## Begin

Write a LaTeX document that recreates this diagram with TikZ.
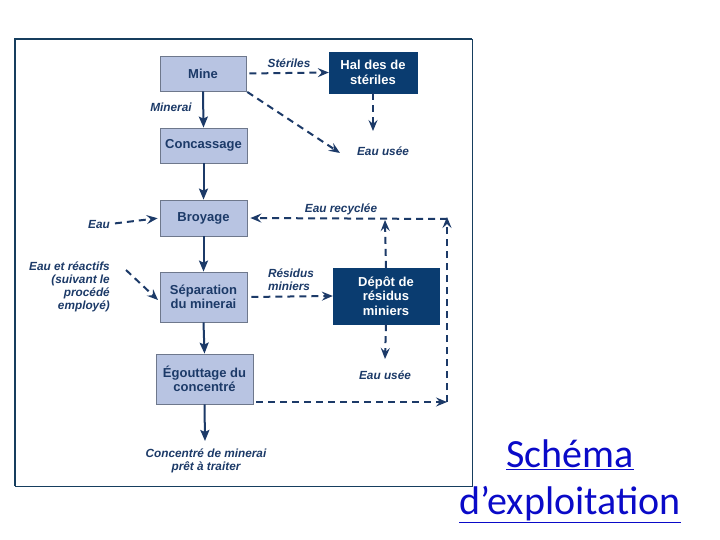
\documentclass[tikz,border=0pt]{standalone}
\usepackage{fontspec}
\setmainfont{Liberation Sans}
\newfontfamily\calib{Carlito}
\usetikzlibrary{arrows.meta}
\definecolor{navy}{RGB}{28,58,104}
\definecolor{darkbox}{RGB}{10,60,112}
\definecolor{lightbox}{RGB}{184,196,226}
\definecolor{boxline}{RGB}{110,120,140}
\definecolor{framec}{RGB}{22,62,94}
\definecolor{linkblue}{RGB}{10,10,200}
\tikzset{
  lbox/.style={draw=boxline, line width=0.8pt, fill=lightbox, text=navy, font=\fontsize{13}{14.5}\selectfont\bfseries, align=center, inner sep=0pt},
  dbox/.style={draw=darkbox, fill=darkbox, text=white, font=\fontsize{13}{14.5}\selectfont\bfseries, align=center, inner sep=0pt},
  lab/.style={text=navy, font=\fontsize{11.8}{13}\selectfont\bfseries\itshape, inner sep=0pt},
  solidarr/.style={draw=navy, line width=2pt, -{Stealth[length=11pt,width=9pt,inset=2pt]}},
  dasharr/.style={draw=navy, line width=2pt, dash pattern=on 7pt off 5pt, -{Stealth[length=11pt,width=9pt,inset=4pt]}},
}
\begin{document}
\begin{tikzpicture}[x=1pt,y=-1pt]
\useasboundingbox (0,0) rectangle (720,540);
\fill[white] (0,0) rectangle (720,540);
% frame
\draw[framec, line width=2pt] (14.5,486) -- (14.5,39) -- (472,39);
\draw[framec, line width=1pt] (472,39) -- (472,486) -- (14.5,486);

% boxes
\node[lbox, minimum width=86pt, minimum height=35pt] (mine) at (203,73.5) {Mine};
\node[dbox, minimum width=88pt, minimum height=41pt] (haldes) at (373,72.5) {Hal des de\\st\'eriles};
\node[lbox, minimum width=87pt, minimum height=35pt] (conc) at (203.5,145.5) {Concassage};
\node[lbox, minimum width=87pt, minimum height=36pt] (broy) at (203.5,218) {Broyage};
\node[lbox, minimum width=87pt, minimum height=50pt] (sep) at (203.5,297) {S\'eparation\\du minerai};
\node[dbox, minimum width=106pt, minimum height=56pt] (depot) at (386,296) {D\'ep\^ot de\\r\'esidus\\miniers};
\node[lbox, minimum width=97pt, minimum height=50pt] (egout) at (204.5,379) {\'Egouttage du\\concentr\'e};

% labels
\node[lab] (steriles) at (289,63) {St\'eriles};
\node[lab] (minerai) at (171,107) {Minerai};
\node[lab] (eauusee1) at (383,151) {Eau us\'ee};
\node[lab, anchor=east] (eau) at (110,224) {Eau};
\node[lab] (eaurec) at (341,209) {Eau recycl\'ee};
\node[lab, align=right, anchor=north east] (eaureac) at (110,262) {Eau et r\'eactifs\\(suivant le\\proc\'ed\'e\\employ\'e)};
\node[lab, align=left] (residus) at (291,280) {R\'esidus\\miniers};
\node[lab] (eauusee2) at (385,375) {Eau us\'ee};
\node[lab, align=center] (concmin) at (206,461) {Concentr\'e de minerai\\pr\^et \`a traiter};

% free ends
\coordinate (eu1) at (340,153);
\coordinate (hb) at (373,131);
\coordinate (er0) at (126,270);
\coordinate (er1) at (158,300);
\coordinate (dtop) at (385,220);
\coordinate (dbot) at (385,359);
\coordinate (c1) at (447,402);
\coordinate (c2) at (447,217);
\coordinate (c3) at (447,219);
\coordinate (cfin) at (205,441);

% solid arrows
\draw[solidarr] (mine.south) -- (conc.north);
\draw[solidarr] (conc.south) -- (broy.north);
\draw[solidarr] (broy.south) -- (sep.north);
\draw[solidarr] (sep.south) -- (egout.north);
\draw[solidarr] (egout.south) -- (cfin);

% dashed arrows
\draw[dasharr, shorten <=3pt] (mine.east) -- (haldes.west);
\draw[dasharr, shorten <=1pt] (mine.south east) -- (eu1);
\draw[dasharr] (haldes.south) -- (hb);
\draw[dasharr, shorten <=5pt, shorten >=2pt] (eau.east) -- (broy.west);
\draw[dasharr] (er0) -- (er1);
\draw[dasharr, shorten <=4pt] (sep.east) -- (depot.west);
\draw[dasharr] (depot.north) -- (dtop);
\draw[dasharr] (depot.south) -- (dbot);
\draw[dasharr, shorten <=3pt] (egout.east |- c1) -- (c1);
\draw[dasharr] (c1) -- (c2);
\draw[dasharr, shorten >=3pt] (c3) -- (broy.east);

% title link
\node[text=linkblue, font=\calib\fontsize{40}{47}\selectfont, align=center, inner sep=0pt] (titre) at (570,481) {\underline{Sch\'ema}\\\underline{d’exploitation}};
\end{tikzpicture}
\end{document}
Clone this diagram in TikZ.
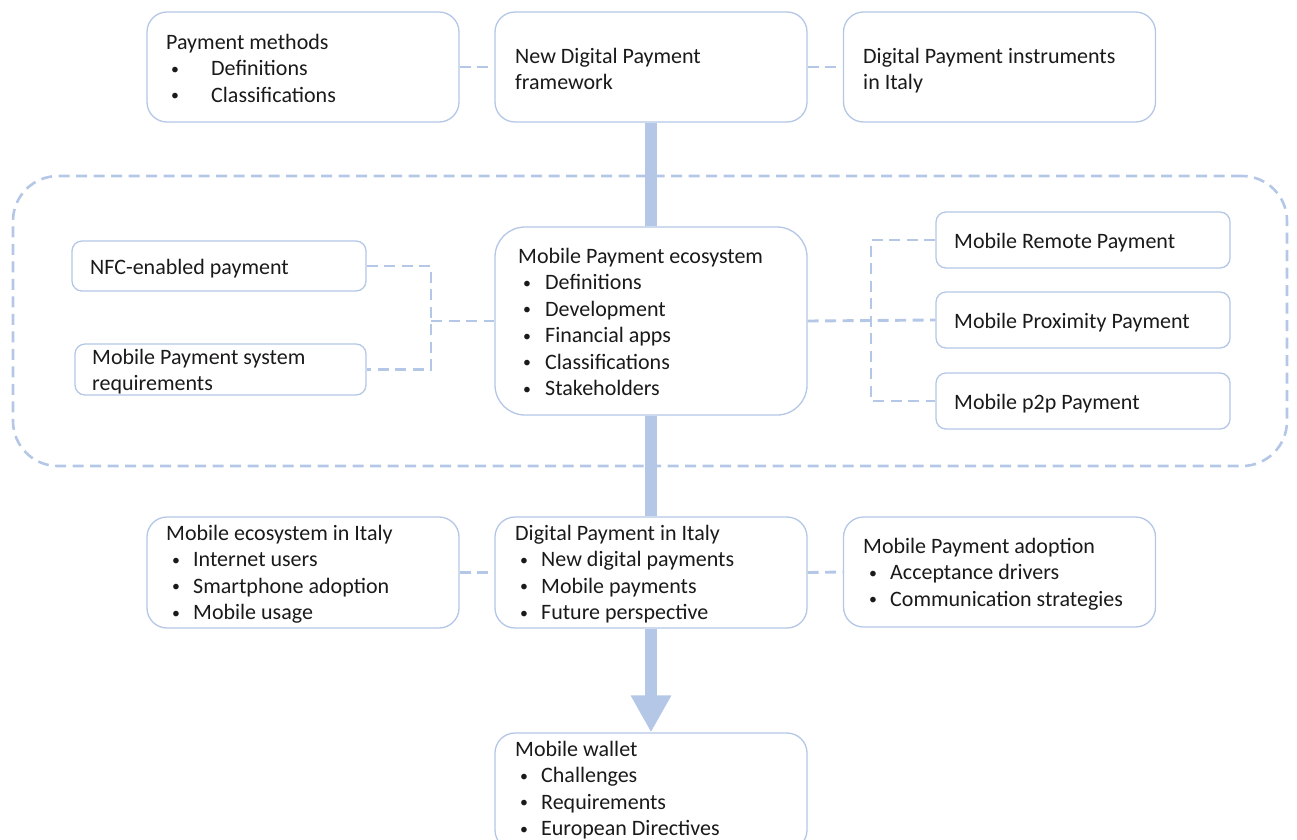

## End

Output all of the records exactly as they appear above, but not the pictures.

Output for this task >>
Write a LaTeX document that recreates this diagram with TikZ.
\documentclass[tikz,border=0pt]{standalone}
\usepackage{fontspec}
\setmainfont{Liberation Sans}
\newfontfamily\calib{Carlito}
\usetikzlibrary{arrows.meta}
\definecolor{navy}{RGB}{28,58,104}
\definecolor{darkbox}{RGB}{10,60,112}
\definecolor{lightbox}{RGB}{184,196,226}
\definecolor{boxline}{RGB}{110,120,140}
\definecolor{framec}{RGB}{22,62,94}
\definecolor{linkblue}{RGB}{10,10,200}
\tikzset{
  lbox/.style={draw=boxline, line width=0.8pt, fill=lightbox, text=navy, font=\fontsize{13}{14.5}\selectfont\bfseries, align=center, inner sep=0pt},
  dbox/.style={draw=darkbox, fill=darkbox, text=white, font=\fontsize{13}{14.5}\selectfont\bfseries, align=center, inner sep=0pt},
  lab/.style={text=navy, font=\fontsize{11.8}{13}\selectfont\bfseries\itshape, inner sep=0pt},
  solidarr/.style={draw=navy, line width=2pt, -{Stealth[length=11pt,width=9pt,inset=2pt]}},
  dasharr/.style={draw=navy, line width=2pt, dash pattern=on 7pt off 5pt, -{Stealth[length=11pt,width=9pt,inset=4pt]}},
}
\begin{document}
\begin{tikzpicture}[x=1pt,y=-1pt]
\useasboundingbox (0,0) rectangle (720,540);
\fill[white] (0,0) rectangle (720,540);
% frame
\draw[framec, line width=2pt] (14.5,486) -- (14.5,39) -- (472,39);
\draw[framec, line width=1pt] (472,39) -- (472,486) -- (14.5,486);

% boxes
\node[lbox, minimum width=86pt, minimum height=35pt] (mine) at (203,73.5) {Mine};
\node[dbox, minimum width=88pt, minimum height=41pt] (haldes) at (373,72.5) {Hal des de\\st\'eriles};
\node[lbox, minimum width=87pt, minimum height=35pt] (conc) at (203.5,145.5) {Concassage};
\node[lbox, minimum width=87pt, minimum height=36pt] (broy) at (203.5,218) {Broyage};
\node[lbox, minimum width=87pt, minimum height=50pt] (sep) at (203.5,297) {S\'eparation\\du minerai};
\node[dbox, minimum width=106pt, minimum height=56pt] (depot) at (386,296) {D\'ep\^ot de\\r\'esidus\\miniers};
\node[lbox, minimum width=97pt, minimum height=50pt] (egout) at (204.5,379) {\'Egouttage du\\concentr\'e};

% labels
\node[lab] (steriles) at (289,63) {St\'eriles};
\node[lab] (minerai) at (171,107) {Minerai};
\node[lab] (eauusee1) at (383,151) {Eau us\'ee};
\node[lab, anchor=east] (eau) at (110,224) {Eau};
\node[lab] (eaurec) at (341,209) {Eau recycl\'ee};
\node[lab, align=right, anchor=north east] (eaureac) at (110,262) {Eau et r\'eactifs\\(suivant le\\proc\'ed\'e\\employ\'e)};
\node[lab, align=left] (residus) at (291,280) {R\'esidus\\miniers};
\node[lab] (eauusee2) at (385,375) {Eau us\'ee};
\node[lab, align=center] (concmin) at (206,461) {Concentr\'e de minerai\\pr\^et \`a traiter};

% free ends
\coordinate (eu1) at (340,153);
\coordinate (hb) at (373,131);
\coordinate (er0) at (126,270);
\coordinate (er1) at (158,300);
\coordinate (dtop) at (385,220);
\coordinate (dbot) at (385,359);
\coordinate (c1) at (447,402);
\coordinate (c2) at (447,217);
\coordinate (c3) at (447,219);
\coordinate (cfin) at (205,441);

% solid arrows
\draw[solidarr] (mine.south) -- (conc.north);
\draw[solidarr] (conc.south) -- (broy.north);
\draw[solidarr] (broy.south) -- (sep.north);
\draw[solidarr] (sep.south) -- (egout.north);
\draw[solidarr] (egout.south) -- (cfin);

% dashed arrows
\draw[dasharr, shorten <=3pt] (mine.east) -- (haldes.west);
\draw[dasharr, shorten <=1pt] (mine.south east) -- (eu1);
\draw[dasharr] (haldes.south) -- (hb);
\draw[dasharr, shorten <=5pt, shorten >=2pt] (eau.east) -- (broy.west);
\draw[dasharr] (er0) -- (er1);
\draw[dasharr, shorten <=4pt] (sep.east) -- (depot.west);
\draw[dasharr] (depot.north) -- (dtop);
\draw[dasharr] (depot.south) -- (dbot);
\draw[dasharr, shorten <=3pt] (egout.east |- c1) -- (c1);
\draw[dasharr] (c1) -- (c2);
\draw[dasharr, shorten >=3pt] (c3) -- (broy.east);

% title link
\node[text=linkblue, font=\calib\fontsize{40}{47}\selectfont, align=center, inner sep=0pt] (titre) at (570,481) {\underline{Sch\'ema}\\\underline{d’exploitation}};
\end{tikzpicture}
\end{document}
Clone this diagram in TikZ.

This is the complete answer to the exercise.